I cannot stress strongly enough how critically important it is to make managing inventory a top priority. That priority starts with having a great outside inventory management team (unless you’re a chain with hundreds of stores and perform the function in-house).
HONING TOOLS
I went through a number of big name appraisal firms, complete with spectacular letterheads and glossy mission statements before I found a small, but highly competent company, near Atlanta. After developing a solid inventory management program, we developed some guiding principles, including:
• Conduct monthly inventories of all retail outlets (at the very least until you have a consistent, acceptable loss figure). Also, a large loss one month and a large inventory gain recorded the next isn’t consistency.
• Make sure your store is ready to be inventoried. All invoices, including those that have been checked in before the inventory commences must be retailed. Return items are to be taken into consideration, stales and damaged items must be written off and the store—including coolers—must be in tip-top shape so the inventory crew can easily count merchandise.
• Understand that you will have to be dedicated to getting invoices in, on a very timely basis so the inventory crew has something to measure against.
• Tie manager and employee bonuses to an acceptable loss figure: perhaps 1%.
• Require that all vendors adhere to the delivery hours that are acceptable to you. Also, ensure cashiers are aware of how critical proper “check in” procedures are to the success of the company.
• Mandate that no “free vendor samples” are allowed at the store because that’s often a ploy to gain the closeness and confidence of someone an unscrupulous vendor will cheat.
• Designate an area of the store for inventory check-in that is not close to that vendor’s product. I once observed from my office a vendor bringing in several hand trucks of beer and dropping them at the site of a large floor display and actually taking 10 cases of beer off the display and adding them to the items he had just brought in. The vendor’s boss made him park the truck and fired him on the spot.
• Never allow vendors to count the items they are delivering, no matter how much of a hurry everyone is in. It helps avoid this kind of hypothetical when he is counting: “three,” “six,” “nine,” “12,” “18”—perhaps skipping over that number “15”—and gaining three cases for his own private use.

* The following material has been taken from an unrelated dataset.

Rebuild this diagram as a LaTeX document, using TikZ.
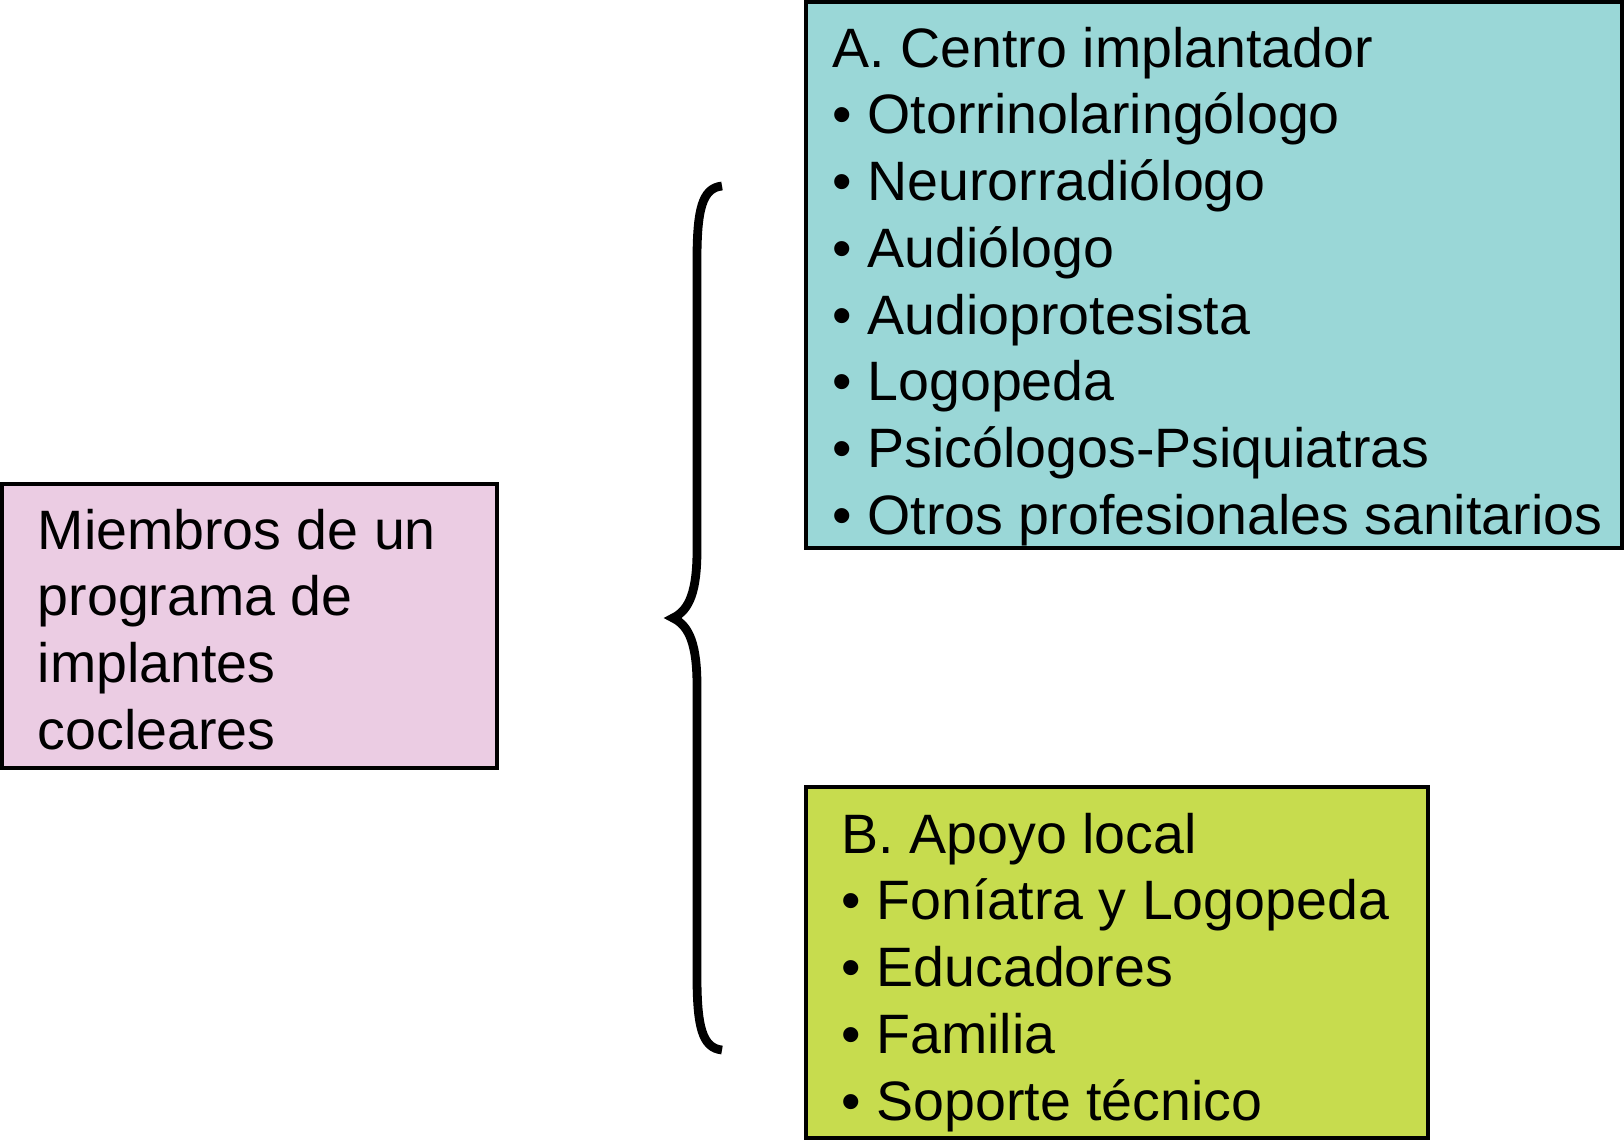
\documentclass[tikz,border=0pt]{standalone}
\usepackage{fontspec}
\setmainfont{Liberation Sans}
\usetikzlibrary{calc}

\definecolor{pinkbox}{RGB}{235,204,227}
\definecolor{tealbox}{RGB}{154,215,215}
\definecolor{limebox}{RGB}{199,220,78}

\begin{document}
\begin{tikzpicture}[
  font=\fontsize{15.8}{19}\selectfont,
  box/.style={draw=black, line width=1.1pt, inner sep=0pt},
  boxtext/.style={anchor=north west, align=left, inner sep=0pt},
  brace/.style={line width=2.5pt},
]
\useasboundingbox (0,0) rectangle (16.24,-11.40);

% --- Left: members box ---
\node[box, fill=pinkbox, minimum width=4.95cm, minimum height=2.84cm] (members) at (2.495,-6.26) {};
\node[boxtext] (memberstext) at ($(members.north west)+(0.37,-0.26)$) {Miembros de un\\programa de\\implantes\\cocleares};

% --- Right top: centro implantador ---
\node[box, fill=tealbox, minimum width=8.16cm, minimum height=5.46cm] (centro) at (12.14,-2.75) {};
\node[boxtext] (centrotext) at ($(centro.north west)+(0.28,-0.26)$)
{A. Centro implantador\\• Otorrinolaringólogo\\• Neurorradiólogo\\• Audiólogo\\• Audioprotesista\\• Logopeda\\• Psicólogos-Psiquiatras\\• Otros profesionales sanitarios};

% --- Right bottom: apoyo local ---
\node[box, fill=limebox, minimum width=6.22cm, minimum height=3.51cm] (apoyo) at (11.17,-9.625) {};
\node[boxtext] (apoyotext) at ($(apoyo.north west)+(0.37,-0.27)$)
{B. Apoyo local\\• Foníatra y Logopeda\\• Educadores\\• Familia\\• Soporte técnico};

% --- Brace ---
\draw[brace] (7.22,-1.86) .. controls (7.02,-1.88) and (6.97,-2.10) .. (6.97,-2.60)
  -- (6.97,-5.50) .. controls (6.97,-5.90) and (6.90,-6.10) .. (6.73,-6.18)
  .. controls (6.90,-6.26) and (6.97,-6.46) .. (6.97,-6.86)
  -- (6.97,-9.76) .. controls (6.97,-10.26) and (7.02,-10.48) .. (7.22,-10.50);

\end{tikzpicture}
\end{document}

• If you are having difficulty controlling tobacco inventory remember, the cost of the product makes it an enticing theft item; the small size of a carton of cigarettes makes it relatively easy to steal.
Accordingly, don’t hesitate to inventory the product at each shift close and have the incoming shift do the same and require that the two shifts reconcile any count differences before they continue. This simple procedure will likely bring the category into balance quickly.
• Lastly, make sure that cash register tapes are scanned daily for too many “no sales” and “penny rings” as, these can be telltale signs of cashiers “playing” in the register. For example, a 25-cent ring when you don’t sell anything for 25 cents should raise a red flag. Review security videos often and turn to that camera just as often to find out just what that 25-cent ring was for.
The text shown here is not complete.